Saturday, July 23, 2011

#4: Signs and Last Wishes: the Emotional and Horrific Way

           It was in the past two years that I have experienced the most heartbreaking times in my life. It’s heartbreaking in the sense that I lost two of the most treasured persons in my life. I lost my maternal grandmother from cardiac arrest last September 2009. After almost a year, five days before my grandma’s first death anniversary, her husband, my maternal grandfather, died of complications from diabetes. It’s heartbreaking in the sense that during that time, they are the closest persons that died. However, it’s also a relief because both of them have suffered a lot of pains prior to their passing. My grandma was on comatose before dying, while my grandpa had suffered from lots of painful bedsores and internal complications before breathing his last.
            But of the two of them, it seems that my grandmother was the “restless one.” After her death, there were many instances that my grandmother is trying to “communicate” through my mother. According to Mama, she keeps of dreaming of grandma every night (at that time). Though she cannot see grandma’s face, she is certain that it was grandma from her hair and her usual outfit (which, by the way, are dusters). Every time she tries to see grandma’s face, she will wake up as soon as her (grandma’s) face is almost shown. My mom even told me that if not grandma, it’s the treasured things that she kept that would appear in her dream. For instance, there was one time when my mother dreamed of my grandma’s jewelry box, which contained well - kept jewelry and some precious and semi - precious stones. She also showed up to my grandfather (he’s still alive at that time) sometime in her 40 – day period. According to him, he saw my grandma near the altar in the middle of the night. This time, she’s not alone. She was with a little girl which, they assumed, is my older sister who died during birth. He even woke my aunt up because the little girl was playing with the lighted candle in the altar. When my aunt went there, she saw no one near the altar. She only saw my grandma’s picture and the lighted candle on the altar.

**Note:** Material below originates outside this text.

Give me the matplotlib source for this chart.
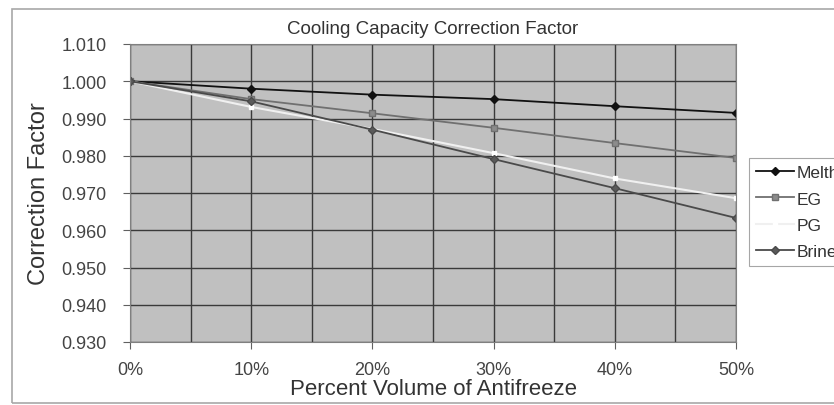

            Unlike my grandmother who died unexpectedly, I can say that my grandfather prepared for his death. In fact, after my grandmother’s burial, my grandfather called me and said his last wishes to me. At that time, I didn’t know that it will be his last wish for me. He said, “I want you to study hard. I want you to finish your studies and graduate in college, just what your mother, aunts and uncle did. Don’t indulge yourself in relationships yet. I would be very happy if you do.” According to my aunt, a few months before grandpa died, he let her look for the clothes that he wanted to wear during his wake: his slacks, barong, and shoes. September last year, five days before my grandma’s first death anniversary, he rested…in peace. I believe so because he did not “show up” to any of us after his death.

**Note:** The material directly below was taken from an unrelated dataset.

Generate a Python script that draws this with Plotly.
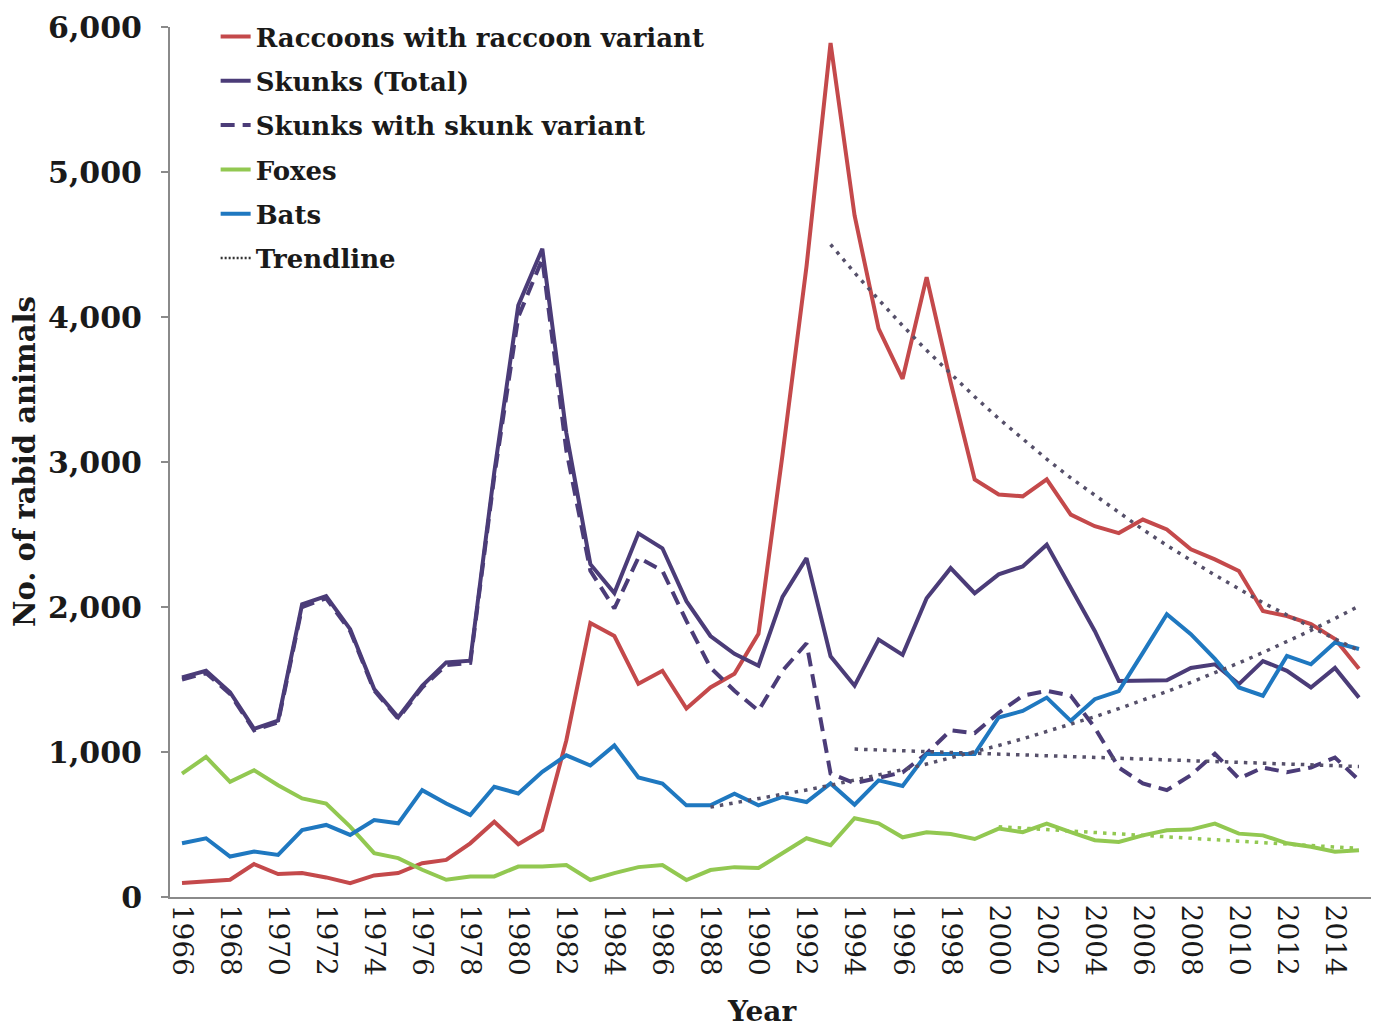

            Now, does the dead communicate with the living? Based from my mother’s and my grandfather’s accounts, I believe that they do, but if and only if they died unexpectedly, they died against their wishes, or they died with some unfinished business, just like in my grandmother's case. I think one contributing factor on why my grandmother “communicated” with my mother is because she (my mother) was not by my grandma’s side when she breathed her last. It was dawn and there weren’t any vehicles to take her to the hospital. Because her heart attack came unexpectedly, she was not able to give her last wishes to any of us. In the case of my grandfather, he died prepared, everything already “put in place”, and accepting the fact that his time had come. He died in peace.
            So far, I have not experienced ghost encounters yet nor dreamed of dead people. But I believe that if ever they show up to me, there is something that they wish to convey to or for a certain person. Since they are no longer with their bodies, I believe that they tend to use the people close to them to express how much they love that person. Yes, I consider myself lucky if that happens, but I do admit that I am going to freak out when that time comes. I was already horrified just hearing my mother's and my grandfather's accounts. How much more if I'll experience that myself?